L’Enquête internationale sur l’alphabétisation et les compétences des adultes (EIACA) rappelle ce triste chiffre: 49 % des Québécois âgés de 16 à 65 ans ont des difficultés de lecture. Dans l’arrondissement de Mercier-Est, l’organisme du CLEM tente de renverser la tendance en offrant des ateliers d’alphabétisation. Immersion
Concentré devant son ordinateur, casque sur les oreilles, Roco appuie lourdement et lentement sur les touches de son clavier. Rien ne laisserait supposer qu’il compte parmi les 800 000 Québécois qui souffrent de très faibles connaissances en lecture. Autour de lui, s’affairent d’autres «élèves» qui viennent régulièrement au CLEM, le centre des lettres et des mots de Mercier-Est.
Ce mercredi matin, ce sont les cours sur ordinateur qui sont mis à l’honneur. «L’appropriation des outils informatiques est très importante pour eux, car ils se sentent d’autant plus exclus lorsqu’ils ne savent pas s’en servir», explique Bernard Hudon, coordinateur.
Depuis 1981, l’organisme vient en aide à une quarantaine de personnes par an. Aux côtés de Roco, Jacques, lui aussi élève, raconte: «À l’école, on me mettait dans un coin». Brigitte Juteau, animatrice, explique: «Ceux qui souffrent par exemple de dyslexie ont souvent été mis à l’écart».
Aujourd’hui, Jacques s’attèle à écrire un petit texte sur les bandits du Québec. Il recopie scrupuleusement les quelques lignes que Bernard lui a données, puis effectue des recherches sur Internet pour illustrer le tout. Une tâche qu’il n’aurait pas été capable de réaliser quelques années plus tôt.
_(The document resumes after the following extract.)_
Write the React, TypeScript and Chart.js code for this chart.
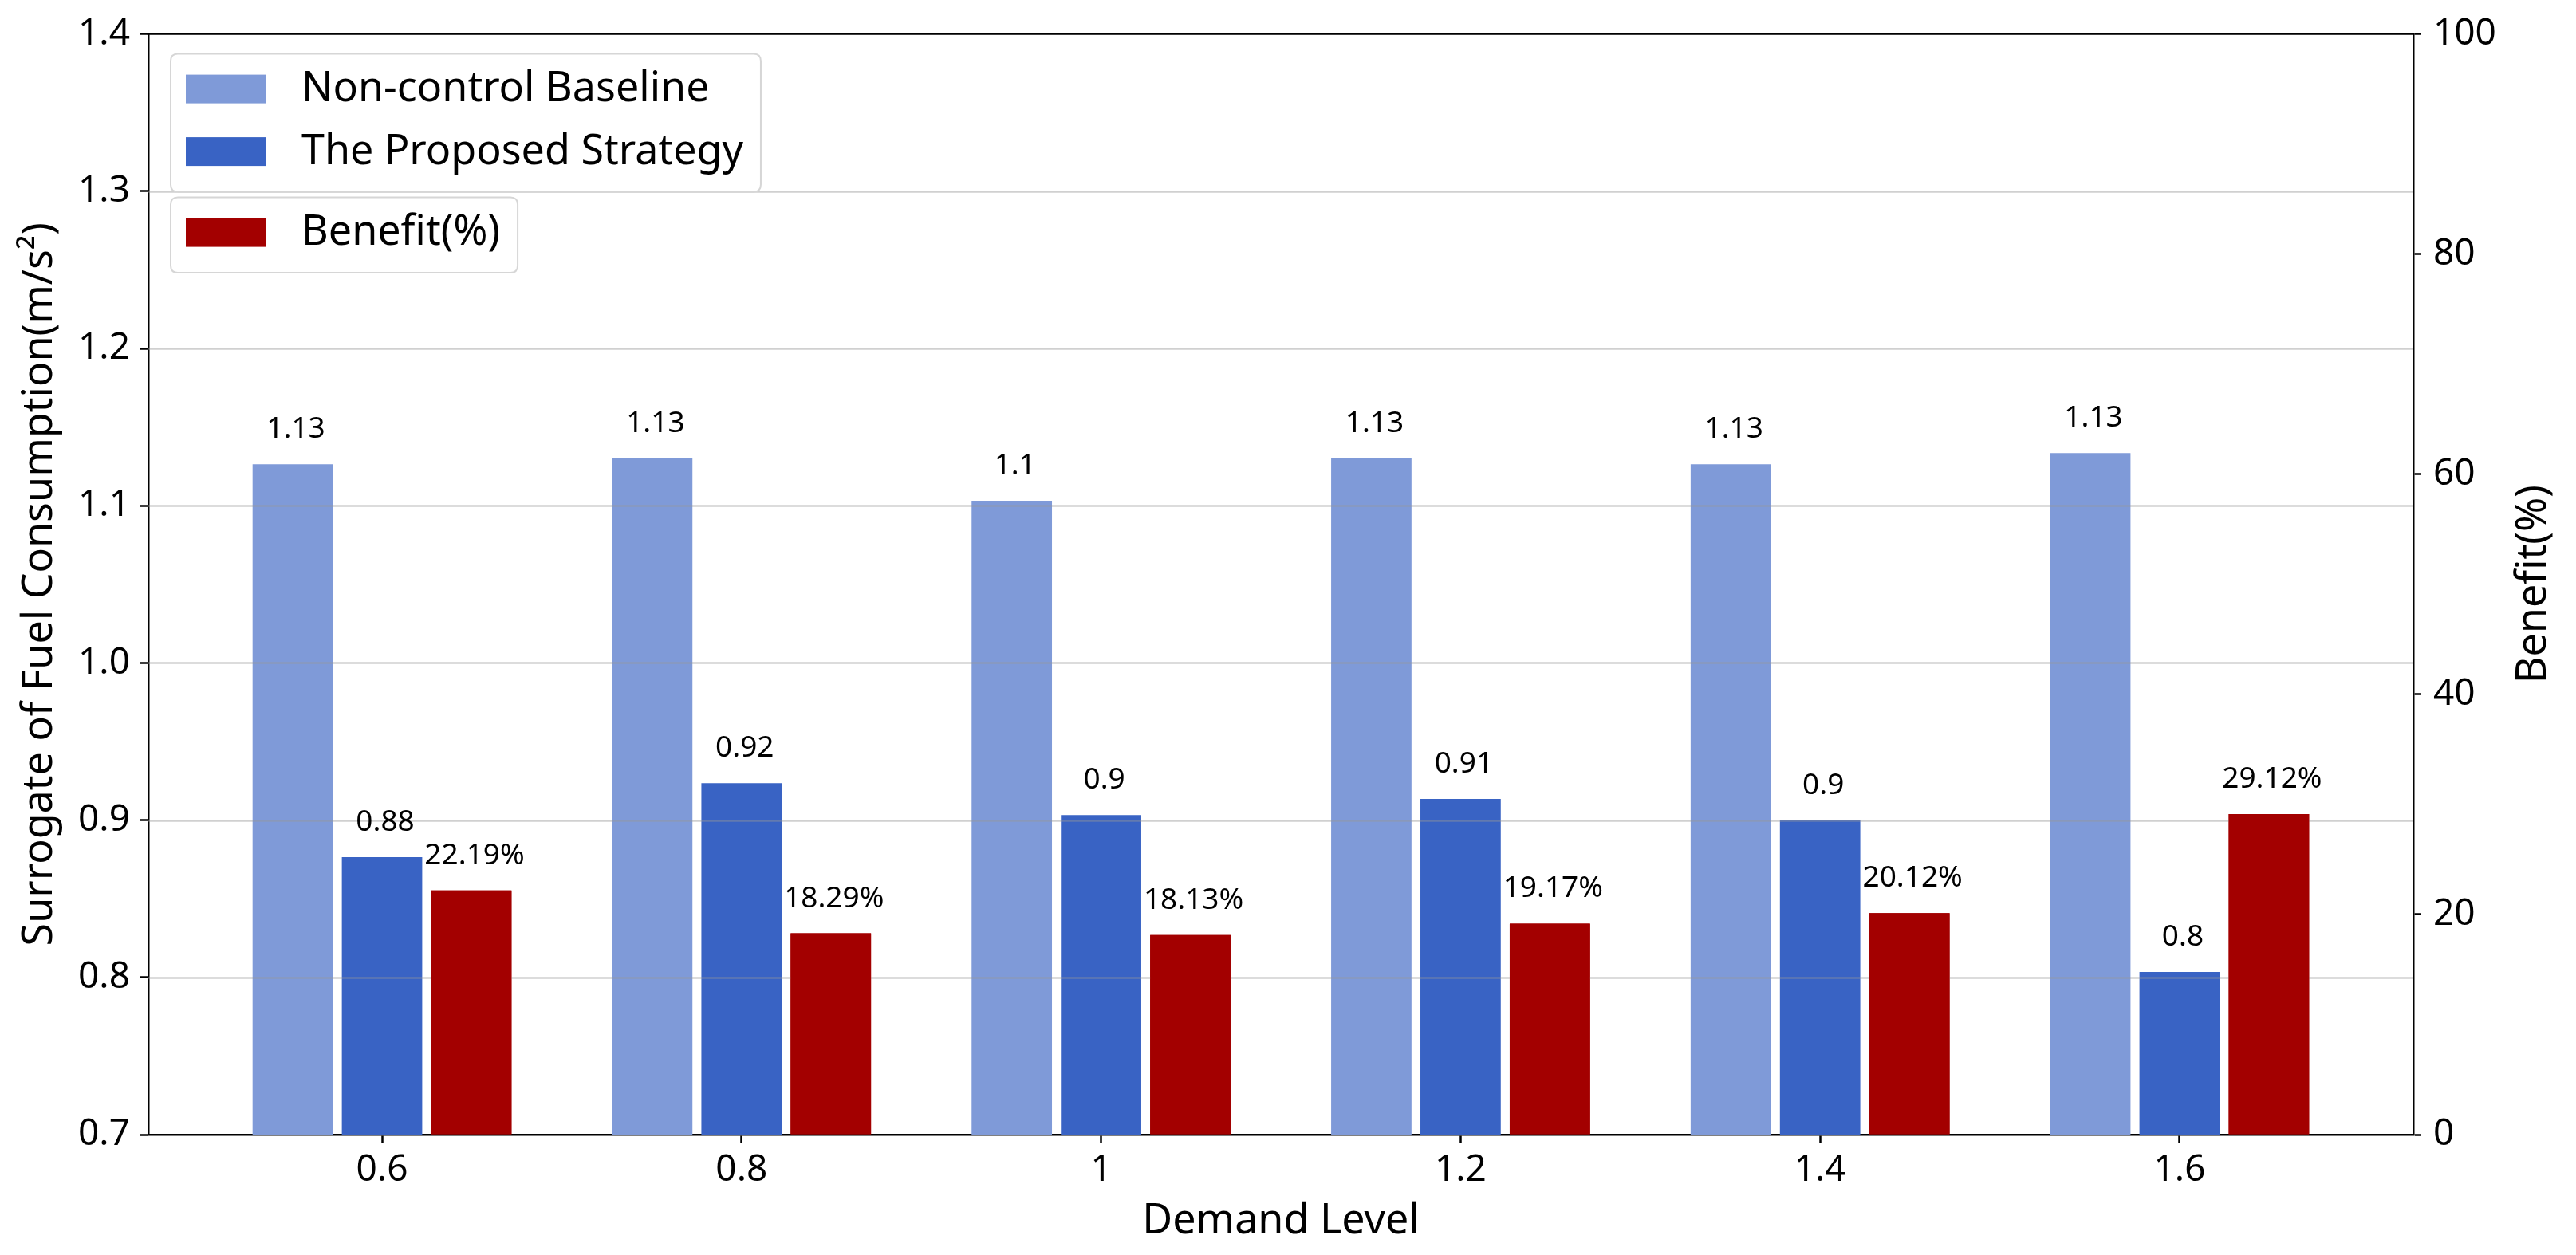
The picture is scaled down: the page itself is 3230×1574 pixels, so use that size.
import React, { useEffect, useRef } from "react";
import { Chart, registerables } from "chart.js";

Chart.register(...registerables);

// ---------- data ----------
const demandLevels = [0.6, 0.8, 1.0, 1.2, 1.4, 1.6];
const demandLabels = ["0.6", "0.8", "1", "1.2", "1.4", "1.6"];
const baselineValues = [1.1264, 1.1302, 1.1031, 1.1302, 1.1264, 1.1335];
const proposedValues = [0.8765, 0.9235, 0.9032, 0.9135, 0.9, 0.8034];
const benefitValues = [22.19, 18.29, 18.13, 19.17, 20.12, 29.12];
const leftTicks = [0.7, 0.8, 0.9, 1.0, 1.1, 1.2, 1.3, 1.4];
const rightTicks = [0, 20, 40, 60, 80, 100];
const seriesNames = ["Non-control Baseline", "The Proposed Strategy", "Benefit(%)"];
const seriesColors = ["#7f9ad8", "#3963c4", "#a30000"];
const legendGroups = [[0, 1], [2]];

const leftTitle = "Surrogate of Fuel Consumption(m/s²)";
const rightTitle = "Benefit(%)";
const bottomTitle = "Demand Level";

const FONT = "'Noto Sans', 'Open Sans', sans-serif";

function roundRectPath(ctx: CanvasRenderingContext2D, x: number, y: number, w: number, h: number, r: number) {
  ctx.beginPath();
  ctx.moveTo(x + r, y);
  ctx.lineTo(x + w - r, y);
  ctx.quadraticCurveTo(x + w, y, x + w, y + r);
  ctx.lineTo(x + w, y + h - r);
  ctx.quadraticCurveTo(x + w, y + h, x + w - r, y + h);
  ctx.lineTo(x + r, y + h);
  ctx.quadraticCurveTo(x, y + h, x, y + h - r);
  ctx.lineTo(x, y + r);
  ctx.quadraticCurveTo(x, y, x + r, y);
  ctx.closePath();
}

const overlayPlugin = {
  id: "overlay",
  afterDatasetsDraw(chart: any) {
    const { ctx, chartArea: ca, scales } = chart;
    const y = scales.y;
    // grid lines of the left axis (drawn over the blue bars, under the red bars)
    ctx.save();
    ctx.strokeStyle = "rgba(150,150,150,0.45)";
    ctx.lineWidth = 2.5;
    leftTicks.forEach((v) => {
      if (v <= leftTicks[0] || v >= leftTicks[leftTicks.length - 1]) return;
      const py = Math.round(y.getPixelForValue(v)) + 0.5;
      ctx.beginPath();
      ctx.moveTo(ca.left, py);
      ctx.lineTo(ca.right, py);
      ctx.stroke();
    });
    ctx.restore();
    // red bars of the twin axis on top of the grid
    const redMeta = chart.getDatasetMeta(2);
    redMeta.data.forEach((el: any) => el.draw(ctx));

    // value labels
    ctx.save();
    ctx.font = `37px ${FONT}`;
    ctx.fillStyle = "#000";
    ctx.textAlign = "center";
    ctx.textBaseline = "alphabetic";
    chart.data.datasets.forEach((ds: any, di: number) => {
      const meta = chart.getDatasetMeta(di);
      meta.data.forEach((el: any, i: number) => {
        const v = ds.data[i].y;
        const txt = di === 2 ? v.toFixed(2) + "%" : String(Math.round(v * 100) / 100);
        ctx.fillText(txt, el.x + 4, el.y - 33);
      });
    });
    ctx.restore();
  },
  afterDraw(chart: any) {
    const { ctx, chartArea: ca, scales } = chart;
    // top spine
    ctx.save();
    ctx.strokeStyle = "#000";
    ctx.lineWidth = 2.5;
    ctx.beginPath();
    ctx.moveTo(ca.left - 1.25, ca.top);
    ctx.lineTo(ca.right + 1.25, ca.top);
    ctx.stroke();
    ctx.restore();

    // right axis title (reads bottom to top)
    ctx.save();
    ctx.font = `52px ${FONT}`;
    ctx.fillStyle = "#000";
    ctx.textAlign = "center";
    ctx.textBaseline = "middle";
    ctx.translate(scales.y1.right - 53, (ca.top + ca.bottom) / 2);
    ctx.rotate(-Math.PI / 2);
    ctx.fillText(rightTitle, 0, 0);
    ctx.restore();

    // legends (two boxes)
    ctx.save();
    ctx.font = `52px ${FONT}`;
    const boxLeft = ca.left + 28;
    let boxTop = ca.top + 25;
    const firstRow = 44;
    const rowStep = 78.5;
    const lastPad = 50.5;
    const textX = boxLeft + 164;
    legendGroups.forEach((group) => {
      const h = firstRow + rowStep * (group.length - 1) + lastPad;
      let maxW = 0;
      group.forEach((di) => {
        maxW = Math.max(maxW, ctx.measureText(seriesNames[di]).width);
      });
      const w = textX + maxW + 22 - boxLeft;
      roundRectPath(ctx, boxLeft, boxTop, w, h, 9);
      ctx.fillStyle = "rgba(255,255,255,0.85)";
      ctx.fill();
      ctx.strokeStyle = "#d6d6d6";
      ctx.lineWidth = 2;
      ctx.stroke();
      group.forEach((di, r) => {
        const cy = boxTop + firstRow + rowStep * r;
        ctx.fillStyle = seriesColors[di];
        ctx.fillRect(boxLeft + 19, cy - 18, 101, 36);
        ctx.fillStyle = "#000";
        ctx.textAlign = "left";
        ctx.textBaseline = "middle";
        ctx.fillText(seriesNames[di], textX, cy + 1);
      });
      boxTop += h + 7;
    });
    ctx.restore();
  },
};

export default function App() {
  const ref = useRef<HTMLCanvasElement>(null);
  useEffect(() => {
    Chart.defaults.font.family = FONT;
    Chart.defaults.color = "#000";
    const barCommon = {
      borderWidth: 0,
      categoryPercentage: 0.745,
      barPercentage: 0.9,
    };
    const chart = new Chart(ref.current as HTMLCanvasElement, {
      type: "bar",
      data: {
        datasets: [
          {
            ...barCommon,
            label: seriesNames[0],
            data: demandLevels.map((x, i) => ({ x, y: baselineValues[i] })),
            backgroundColor: seriesColors[0],
            yAxisID: "y",
          },
          {
            ...barCommon,
            label: seriesNames[1],
            data: demandLevels.map((x, i) => ({ x, y: proposedValues[i] })),
            backgroundColor: seriesColors[1],
            yAxisID: "y",
          },
          {
            ...barCommon,
            label: seriesNames[2],
            data: demandLevels.map((x, i) => ({ x, y: benefitValues[i] })),
            backgroundColor: seriesColors[2],
            yAxisID: "y1",
          },
        ],
      } as any,
      options: {
        animation: false,
        responsive: true,
        maintainAspectRatio: false,
        layout: { padding: { top: 39, left: 0, right: 0, bottom: 0 } },
        plugins: {
          legend: { display: false },
          tooltip: { enabled: false },
        },
        scales: {
          x: {
            type: "linear",
            min: 0.47,
            max: 1.73,
            offset: false,
            z: 1,
            afterBuildTicks: (s: any) => {
              s.ticks = demandLevels.map((v) => ({ value: v }));
            },
            afterFit: (s: any) => {
              s.height = 151;
            },
            ticks: {
              callback: (_v: any, i: number) => demandLabels[i],
              font: { size: 46 },
              color: "#000",
              padding: 7,
              maxRotation: 0,
              autoSkip: false,
            },
            grid: {
              display: true,
              offset: false,
              drawOnChartArea: false,
              drawTicks: true,
              tickLength: 10,
              tickWidth: 2.5,
              tickColor: "#000",
            },
            border: { display: true, color: "#000", width: 2.5 },
            title: {
              display: true,
              text: bottomTitle,
              font: { size: 52 },
              color: "#000",
              padding: { top: 0, bottom: 11 },
            },
          },
          y: {
            type: "linear",
            position: "left",
            min: 0.7,
            max: 1.4,
            z: 1,
            afterBuildTicks: (s: any) => {
              s.ticks = leftTicks.map((v) => ({ value: v }));
            },
            afterFit: (s: any) => {
              s.width = 186;
            },
            ticks: {
              callback: (v: any) => Number(v).toFixed(1),
              font: { size: 46 },
              color: "#000",
              padding: 13,
            },
            grid: {
              display: true,
              drawOnChartArea: false,
              drawTicks: true,
              tickLength: 10,
              tickWidth: 2.5,
              tickColor: "#000",
            },
            border: { display: true, color: "#000", width: 2.5 },
            title: {
              display: true,
              text: leftTitle,
              font: { size: 52 },
              color: "#000",
              padding: { top: 19, bottom: 0 },
            },
          },
          y1: {
            type: "linear",
            position: "right",
            min: 0,
            max: 100,
            z: 1,
            afterBuildTicks: (s: any) => {
              s.ticks = rightTicks.map((v) => ({ value: v }));
            },
            afterFit: (s: any) => {
              s.width = 204;
            },
            ticks: {
              callback: (v: any) => String(v),
              font: { size: 46 },
              color: "#000",
              padding: 15,
            },
            grid: {
              display: true,
              drawOnChartArea: false,
              drawTicks: true,
              tickLength: 10,
              tickWidth: 2.5,
              tickColor: "#000",
            },
            border: { display: true, color: "#000", width: 2.5 },
            title: { display: false },
          },
        },
      } as any,
      plugins: [overlayPlugin],
    });
    return () => chart.destroy();
  }, []);

  return (
    <div
      style={{
        position: "absolute",
        left: 0,
        top: 0,
        width: 3230,
        height: 1574,
        background: "#fff",
      }}
    >
      <canvas ref={ref} />
    </div>
  );
}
Manque d’implication du gouvernement
Bernard Hudon déplore le manque d’implication du gouvernement dans sa lutte contre l’illettrisme: «Le Québec devrait se doter d’une vraie politique d’alphabétisation, cela devrait même être une priorité nationale. Actuellement, la problématique n’est pas assez prise au sérieux».
La grande majorité des personnes qui viennent au CLEM a plus de 50 ans, dont beaucoup ont souffert d’une sorte de «désapprentissage», n’ayant pas pu entretenir leur niveau de lecture et d’écriture.
Cette situation n’a pas beaucoup évolué depuis ces dernières années. Et même si Brigitte Juteau met en garde quant à l’interprétation de ces chiffres en rappelant qu’il existe plusieurs niveaux d’analphabétisme, ils placent aujourd’hui le Québec comme le deuxième territoire du Canada à recenser le plus d’analphabètes.
S’il y a plusieurs niveaux d’analphabétisme, il y a presque autant d’explications. La fondation pour l’alphabétisation, évoque la faible scolarisation, la pauvreté, l’absence de livres à la maison ou encore des troubles de l’apprentissage.
Le quotidien, éternel combat
Pour certains, le quotidien est un éternel combat. Retirer de l’argent au guichet, faire ses courses, lire les panneaux sur la route… Mais la plupart n’ont pas honte de venir au CLEM, assure Brigitte Juteau: «Au contraire, ils sont plutôt fiers. Il faut du courage pour demander de l’aide».
Plus tard dans la semaine, elle animera des ateliers de lecture ou encore d’écriture au stylo. Roco, Jacques et les autres, continueront à se battre pour gagner encore plus en autonomie.